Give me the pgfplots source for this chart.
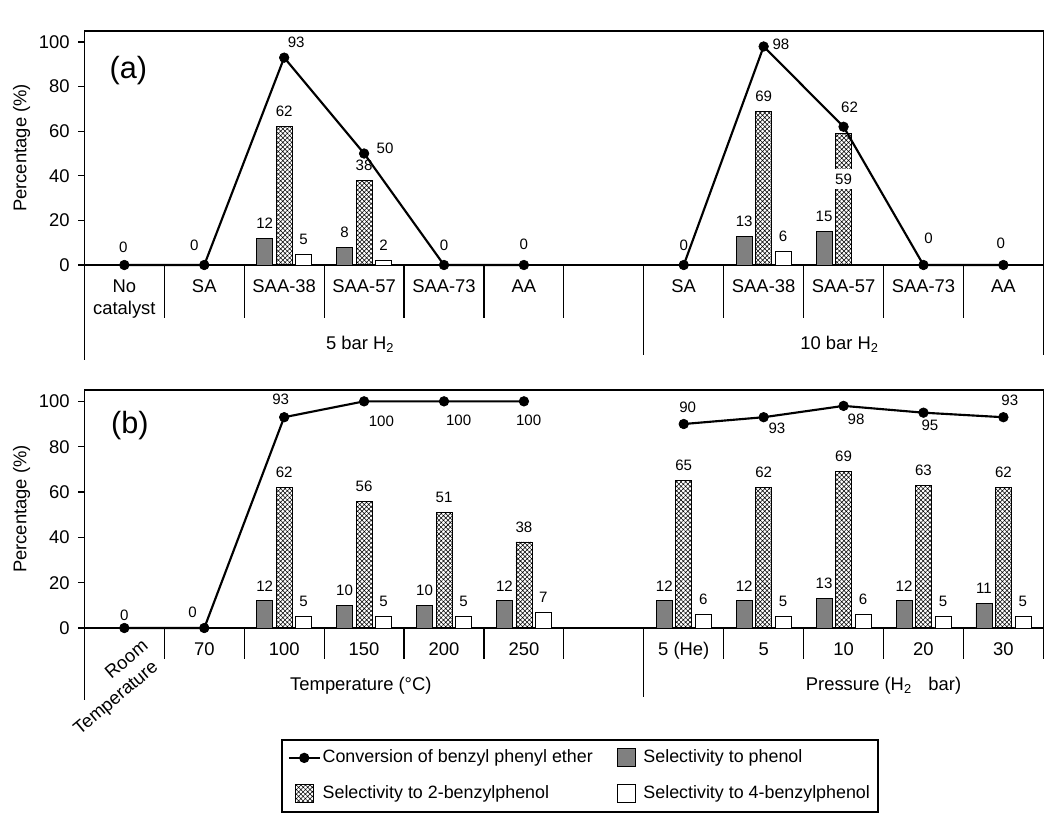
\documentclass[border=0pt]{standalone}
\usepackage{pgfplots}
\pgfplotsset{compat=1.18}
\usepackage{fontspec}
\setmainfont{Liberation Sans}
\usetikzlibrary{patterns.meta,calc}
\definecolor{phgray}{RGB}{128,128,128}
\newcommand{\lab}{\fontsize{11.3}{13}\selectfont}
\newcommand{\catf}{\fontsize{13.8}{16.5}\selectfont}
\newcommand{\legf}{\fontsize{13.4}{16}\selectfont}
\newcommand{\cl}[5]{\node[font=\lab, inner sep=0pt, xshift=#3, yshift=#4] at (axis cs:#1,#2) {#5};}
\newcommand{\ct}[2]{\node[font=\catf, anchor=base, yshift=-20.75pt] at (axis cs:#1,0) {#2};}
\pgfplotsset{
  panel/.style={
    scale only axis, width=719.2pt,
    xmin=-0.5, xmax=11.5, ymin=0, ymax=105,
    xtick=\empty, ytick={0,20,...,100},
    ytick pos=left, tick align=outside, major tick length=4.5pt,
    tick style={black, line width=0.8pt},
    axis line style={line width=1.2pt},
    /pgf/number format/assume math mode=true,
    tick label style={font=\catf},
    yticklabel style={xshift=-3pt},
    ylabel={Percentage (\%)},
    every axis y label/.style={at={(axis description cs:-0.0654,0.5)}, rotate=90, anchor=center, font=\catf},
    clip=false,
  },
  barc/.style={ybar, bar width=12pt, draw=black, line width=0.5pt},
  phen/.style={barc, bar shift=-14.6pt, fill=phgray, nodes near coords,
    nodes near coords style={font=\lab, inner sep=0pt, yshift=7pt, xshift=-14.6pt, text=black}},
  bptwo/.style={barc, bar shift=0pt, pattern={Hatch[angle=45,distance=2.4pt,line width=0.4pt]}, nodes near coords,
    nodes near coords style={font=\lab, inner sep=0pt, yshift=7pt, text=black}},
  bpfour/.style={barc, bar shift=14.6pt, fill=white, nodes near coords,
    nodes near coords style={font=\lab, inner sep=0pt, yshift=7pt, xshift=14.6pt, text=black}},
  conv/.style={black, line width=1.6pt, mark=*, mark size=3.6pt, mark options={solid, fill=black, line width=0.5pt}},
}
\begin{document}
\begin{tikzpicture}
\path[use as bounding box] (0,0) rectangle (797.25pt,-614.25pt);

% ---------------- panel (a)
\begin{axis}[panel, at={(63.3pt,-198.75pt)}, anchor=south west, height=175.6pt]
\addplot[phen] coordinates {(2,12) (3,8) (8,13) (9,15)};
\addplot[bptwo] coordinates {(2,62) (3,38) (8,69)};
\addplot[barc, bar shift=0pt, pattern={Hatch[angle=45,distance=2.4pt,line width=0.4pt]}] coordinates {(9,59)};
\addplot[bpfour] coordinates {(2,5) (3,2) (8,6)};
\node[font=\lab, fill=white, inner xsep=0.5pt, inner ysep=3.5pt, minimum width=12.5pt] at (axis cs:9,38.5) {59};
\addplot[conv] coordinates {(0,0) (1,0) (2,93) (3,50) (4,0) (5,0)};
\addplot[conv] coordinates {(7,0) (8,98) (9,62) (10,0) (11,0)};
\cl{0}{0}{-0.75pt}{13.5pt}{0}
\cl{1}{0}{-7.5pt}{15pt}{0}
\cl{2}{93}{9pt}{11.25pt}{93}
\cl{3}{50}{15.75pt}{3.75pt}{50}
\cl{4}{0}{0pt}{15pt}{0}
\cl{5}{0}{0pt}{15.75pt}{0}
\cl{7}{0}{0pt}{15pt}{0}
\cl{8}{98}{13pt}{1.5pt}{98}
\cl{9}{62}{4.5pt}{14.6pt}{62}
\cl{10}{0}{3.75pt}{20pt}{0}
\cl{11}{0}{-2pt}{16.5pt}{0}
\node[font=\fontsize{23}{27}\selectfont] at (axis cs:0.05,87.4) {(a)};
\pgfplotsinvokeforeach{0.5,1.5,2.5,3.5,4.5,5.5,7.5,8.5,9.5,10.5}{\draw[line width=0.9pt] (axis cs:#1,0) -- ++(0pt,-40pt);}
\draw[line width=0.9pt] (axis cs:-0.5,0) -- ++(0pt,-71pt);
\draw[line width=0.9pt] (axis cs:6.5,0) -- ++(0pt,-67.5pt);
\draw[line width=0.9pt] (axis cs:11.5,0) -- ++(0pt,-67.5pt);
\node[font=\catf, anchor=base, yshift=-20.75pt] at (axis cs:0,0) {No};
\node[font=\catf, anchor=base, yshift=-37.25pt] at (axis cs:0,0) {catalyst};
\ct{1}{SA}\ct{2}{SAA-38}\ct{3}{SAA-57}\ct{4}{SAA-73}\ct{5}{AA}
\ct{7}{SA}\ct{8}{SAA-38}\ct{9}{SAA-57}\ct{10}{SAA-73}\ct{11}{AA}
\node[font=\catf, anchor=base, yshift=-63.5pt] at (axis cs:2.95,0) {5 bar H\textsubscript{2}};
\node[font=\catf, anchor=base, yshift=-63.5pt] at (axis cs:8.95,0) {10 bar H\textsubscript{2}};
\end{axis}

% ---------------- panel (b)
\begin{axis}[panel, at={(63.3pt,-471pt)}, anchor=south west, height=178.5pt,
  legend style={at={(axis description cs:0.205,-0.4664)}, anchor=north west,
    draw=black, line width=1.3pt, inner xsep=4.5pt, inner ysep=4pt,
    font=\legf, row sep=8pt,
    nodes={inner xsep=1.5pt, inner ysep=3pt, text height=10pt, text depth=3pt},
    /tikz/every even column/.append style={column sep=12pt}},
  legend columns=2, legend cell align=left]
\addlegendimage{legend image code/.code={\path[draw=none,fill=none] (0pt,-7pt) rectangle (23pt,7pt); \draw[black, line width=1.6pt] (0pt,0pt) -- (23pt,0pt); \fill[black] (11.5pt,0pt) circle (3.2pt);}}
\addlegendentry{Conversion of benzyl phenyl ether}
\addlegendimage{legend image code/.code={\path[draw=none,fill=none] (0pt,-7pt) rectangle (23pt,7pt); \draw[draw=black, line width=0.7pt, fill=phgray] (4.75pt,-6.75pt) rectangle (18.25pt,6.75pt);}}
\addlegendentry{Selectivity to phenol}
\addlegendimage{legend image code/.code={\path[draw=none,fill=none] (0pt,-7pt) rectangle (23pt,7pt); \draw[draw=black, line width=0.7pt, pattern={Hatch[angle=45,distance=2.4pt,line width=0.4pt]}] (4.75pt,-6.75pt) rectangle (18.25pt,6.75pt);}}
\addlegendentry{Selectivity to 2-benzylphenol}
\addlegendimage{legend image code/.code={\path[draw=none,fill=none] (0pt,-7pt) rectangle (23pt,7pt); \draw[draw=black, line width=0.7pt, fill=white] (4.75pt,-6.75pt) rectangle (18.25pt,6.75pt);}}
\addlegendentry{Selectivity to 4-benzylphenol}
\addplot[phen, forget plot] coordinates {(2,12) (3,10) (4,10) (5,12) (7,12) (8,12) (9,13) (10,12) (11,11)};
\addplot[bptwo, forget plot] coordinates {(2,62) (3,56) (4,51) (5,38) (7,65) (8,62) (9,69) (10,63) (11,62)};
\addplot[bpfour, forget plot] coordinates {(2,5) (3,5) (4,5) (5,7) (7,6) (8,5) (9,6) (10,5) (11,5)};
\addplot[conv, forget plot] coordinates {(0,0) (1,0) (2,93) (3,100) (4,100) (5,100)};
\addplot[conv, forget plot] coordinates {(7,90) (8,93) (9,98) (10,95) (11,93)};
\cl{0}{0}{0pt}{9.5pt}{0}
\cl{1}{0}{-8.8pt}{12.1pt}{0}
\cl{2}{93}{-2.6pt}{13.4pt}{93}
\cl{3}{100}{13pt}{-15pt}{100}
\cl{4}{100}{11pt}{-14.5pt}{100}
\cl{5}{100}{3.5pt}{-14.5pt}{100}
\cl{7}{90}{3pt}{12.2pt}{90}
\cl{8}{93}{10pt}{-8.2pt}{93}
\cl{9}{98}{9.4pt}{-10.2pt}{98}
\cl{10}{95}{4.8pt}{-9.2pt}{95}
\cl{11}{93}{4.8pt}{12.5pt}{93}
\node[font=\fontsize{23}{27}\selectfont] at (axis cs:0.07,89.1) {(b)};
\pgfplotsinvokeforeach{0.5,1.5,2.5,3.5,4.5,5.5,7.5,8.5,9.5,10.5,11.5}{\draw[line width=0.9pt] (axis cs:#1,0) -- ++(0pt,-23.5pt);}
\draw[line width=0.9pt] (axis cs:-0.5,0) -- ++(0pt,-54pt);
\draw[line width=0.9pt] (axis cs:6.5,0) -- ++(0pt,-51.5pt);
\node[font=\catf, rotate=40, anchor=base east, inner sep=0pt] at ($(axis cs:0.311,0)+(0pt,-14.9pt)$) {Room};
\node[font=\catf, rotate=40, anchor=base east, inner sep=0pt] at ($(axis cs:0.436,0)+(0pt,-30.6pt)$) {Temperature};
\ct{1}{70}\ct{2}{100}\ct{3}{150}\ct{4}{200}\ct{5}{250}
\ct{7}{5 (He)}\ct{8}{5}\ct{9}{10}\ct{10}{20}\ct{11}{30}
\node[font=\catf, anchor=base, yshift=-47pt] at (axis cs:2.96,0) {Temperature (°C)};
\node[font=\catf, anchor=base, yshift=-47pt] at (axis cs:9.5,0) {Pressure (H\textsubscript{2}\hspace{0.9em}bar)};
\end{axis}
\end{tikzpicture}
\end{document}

* * *

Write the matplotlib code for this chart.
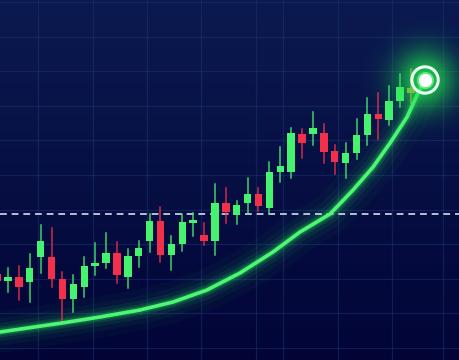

EXERCISE: Find every line that has "this" in it, then return those lines.

REPLY:
Give me the pgfplots source for this chart.
Write the matplotlib code for this chart.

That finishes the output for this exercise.